> Written instruction: Read through the data and report every line in which the word "Output" occurs.

> Exercise data:
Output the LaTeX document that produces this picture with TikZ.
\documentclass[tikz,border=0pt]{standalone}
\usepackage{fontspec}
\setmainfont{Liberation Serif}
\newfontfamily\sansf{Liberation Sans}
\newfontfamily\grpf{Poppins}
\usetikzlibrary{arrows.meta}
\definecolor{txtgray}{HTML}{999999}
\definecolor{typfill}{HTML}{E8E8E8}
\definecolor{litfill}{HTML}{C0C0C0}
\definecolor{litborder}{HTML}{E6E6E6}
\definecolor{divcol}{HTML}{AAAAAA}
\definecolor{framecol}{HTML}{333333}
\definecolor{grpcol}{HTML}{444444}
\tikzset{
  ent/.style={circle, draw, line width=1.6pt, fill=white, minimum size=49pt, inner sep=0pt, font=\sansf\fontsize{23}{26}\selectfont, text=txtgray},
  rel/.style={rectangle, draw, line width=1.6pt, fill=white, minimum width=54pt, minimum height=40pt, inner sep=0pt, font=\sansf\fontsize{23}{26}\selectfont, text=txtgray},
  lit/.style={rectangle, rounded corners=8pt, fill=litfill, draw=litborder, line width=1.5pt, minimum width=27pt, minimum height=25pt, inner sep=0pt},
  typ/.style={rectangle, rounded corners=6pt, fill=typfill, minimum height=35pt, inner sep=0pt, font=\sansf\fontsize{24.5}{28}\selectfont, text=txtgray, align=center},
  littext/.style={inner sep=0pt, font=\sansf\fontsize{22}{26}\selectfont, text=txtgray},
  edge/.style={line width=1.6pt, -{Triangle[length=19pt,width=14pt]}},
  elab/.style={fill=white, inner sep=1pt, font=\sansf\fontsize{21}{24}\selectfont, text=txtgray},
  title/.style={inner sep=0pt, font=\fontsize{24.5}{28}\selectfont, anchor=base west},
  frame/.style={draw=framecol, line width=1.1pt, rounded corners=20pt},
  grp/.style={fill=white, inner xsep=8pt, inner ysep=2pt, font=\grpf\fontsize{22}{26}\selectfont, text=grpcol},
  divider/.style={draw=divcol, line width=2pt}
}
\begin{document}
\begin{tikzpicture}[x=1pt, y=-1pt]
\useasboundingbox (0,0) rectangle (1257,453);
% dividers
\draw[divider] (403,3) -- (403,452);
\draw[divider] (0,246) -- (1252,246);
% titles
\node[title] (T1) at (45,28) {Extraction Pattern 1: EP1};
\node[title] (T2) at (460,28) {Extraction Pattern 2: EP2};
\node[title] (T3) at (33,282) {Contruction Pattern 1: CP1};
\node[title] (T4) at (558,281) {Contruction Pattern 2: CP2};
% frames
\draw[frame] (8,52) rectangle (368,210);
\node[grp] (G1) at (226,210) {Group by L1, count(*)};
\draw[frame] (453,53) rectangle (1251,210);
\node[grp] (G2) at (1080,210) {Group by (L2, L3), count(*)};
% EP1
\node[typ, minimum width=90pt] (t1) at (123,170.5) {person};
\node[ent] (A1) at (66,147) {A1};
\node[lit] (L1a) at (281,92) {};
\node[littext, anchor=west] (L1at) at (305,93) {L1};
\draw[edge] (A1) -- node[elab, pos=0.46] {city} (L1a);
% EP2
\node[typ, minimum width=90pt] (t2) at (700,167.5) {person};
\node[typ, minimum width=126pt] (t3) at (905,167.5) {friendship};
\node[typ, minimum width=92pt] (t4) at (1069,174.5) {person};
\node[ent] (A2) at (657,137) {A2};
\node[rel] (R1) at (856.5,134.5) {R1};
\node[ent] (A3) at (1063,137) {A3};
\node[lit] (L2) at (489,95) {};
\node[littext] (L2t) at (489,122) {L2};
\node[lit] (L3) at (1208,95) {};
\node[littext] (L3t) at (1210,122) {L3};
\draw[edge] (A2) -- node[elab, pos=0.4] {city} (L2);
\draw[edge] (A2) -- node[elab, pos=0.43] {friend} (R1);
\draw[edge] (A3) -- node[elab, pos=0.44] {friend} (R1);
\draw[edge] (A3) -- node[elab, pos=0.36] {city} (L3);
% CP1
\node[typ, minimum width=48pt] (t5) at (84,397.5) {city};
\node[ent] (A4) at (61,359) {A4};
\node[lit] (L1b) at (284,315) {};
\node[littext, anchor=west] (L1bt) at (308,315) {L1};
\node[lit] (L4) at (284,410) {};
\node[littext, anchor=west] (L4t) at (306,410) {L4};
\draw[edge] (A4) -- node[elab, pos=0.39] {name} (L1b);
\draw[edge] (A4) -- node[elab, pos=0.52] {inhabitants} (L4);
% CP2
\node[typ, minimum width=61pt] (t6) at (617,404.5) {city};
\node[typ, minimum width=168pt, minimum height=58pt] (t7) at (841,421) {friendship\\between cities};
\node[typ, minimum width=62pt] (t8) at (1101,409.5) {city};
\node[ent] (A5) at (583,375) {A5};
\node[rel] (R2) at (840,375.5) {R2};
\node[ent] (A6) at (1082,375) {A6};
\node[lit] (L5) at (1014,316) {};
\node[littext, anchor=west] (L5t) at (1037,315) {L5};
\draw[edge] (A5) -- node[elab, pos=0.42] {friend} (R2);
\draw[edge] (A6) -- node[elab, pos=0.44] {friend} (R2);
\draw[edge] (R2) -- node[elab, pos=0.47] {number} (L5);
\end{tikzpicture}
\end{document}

* * *

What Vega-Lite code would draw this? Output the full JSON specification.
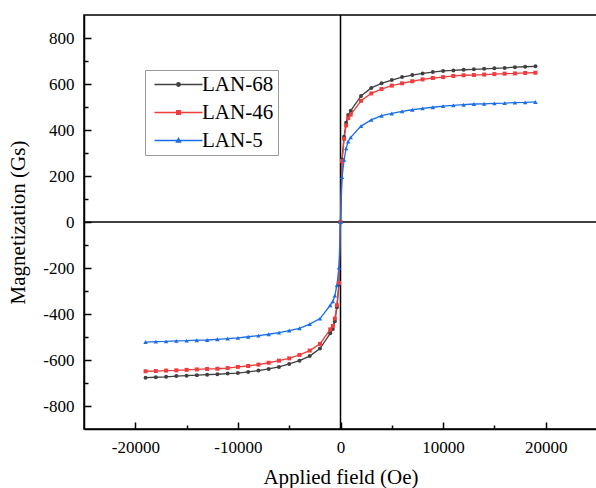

> Full response:
Output the LaTeX document that produces this picture with TikZ.
What Vega-Lite code would draw this? Output the full JSON specification.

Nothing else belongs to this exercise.